Urs Burkart, ein ehemaliger Verteidiger beim EV Zug, zertrümmerte mit seinem Stock mal die Plexiglas-Verkleidung der Speakerkabine, nachdem ein Ersatzspieler ohne Einsatz als «Best Player» unserer Mannschaft ausgerufen worden war. Eine Provokation. Zuvor waren natürlich die Fäuste geflogen und der Fallout war beträchtlich, unser Trainer Björn Kinding wurde beim Angriff auf die nun scheinbar schutzlosen Punktrichter mit einem Schreibbrett verprügelt, von den Sitzplätzen hagelte es Lira-Münzen, jede Menge Krimskrams und Rufe wie «Diebe, Mörder!»
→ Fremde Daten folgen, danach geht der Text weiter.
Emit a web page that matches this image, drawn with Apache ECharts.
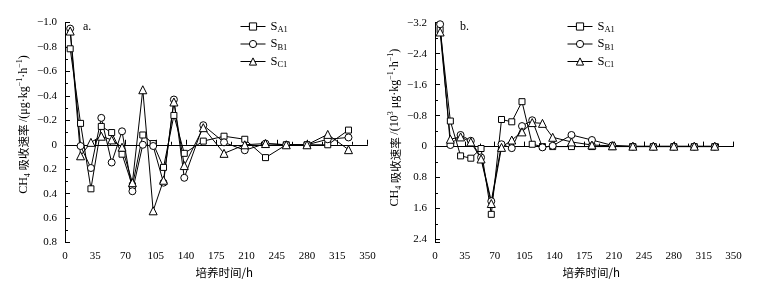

Verrückte Spiele wird es auch in der neuen Valascia geben, dafür wird der mobile Part des Klubs sorgen. Die Spieler, Trainer, Offiziellen, die Zuschauer und die Hartgekochten, die Weitgereisten und die aus dem Tal. Sie machen den wirklichen Zauber der Valascia aus. Vieles andere von diesem teilweise konstruierten Kultstatus der Eishalle basiert auf dem «Früher war alles besser»-Prinzip, das meist einem schlechten Gedächtnis geschuldet ist. Paolo Duca sagte vor einiger Zeit in einem Interview, dass man versuchen werde, Spurenelemente des Charakters der Valascia in die neue Arena zu transportieren.

Abschied ohne Leben, Montanara aus der Dose

Die einsame Toilette meint er damit nicht, die scheinbar niemals austrocknenden Pfützen im Gang vor den Sitzplätzen wohl auch nicht, ebenso wenig wie das verdächtige Stromkabel, das auf der Pressetribüne scheinbar sinnlos von einem Dachbalken baumelt. Vielleicht findet sich in der neuen Arena irgendwo eine Ecke für den Gitterkasten mit den alten Holzstöcken, der in der Valascia hinter der Spielerbank steht. Das ist Retro-Chic. Ein paar Reliquien aus der gemütlichen Buvette könnten den Weg in die neue Gastrozone drüben auf dem Flugplatz finden. Den Rest werden die Zuschauer erledigen und die neue Arena mit Leben füllen. Irgendwann. Che Guevara und der Häuptling Geronimo hängen in der Südkurve aber gerade auf halbmast. Ein Abschied ohne Leben, die Montanara aus der Dose.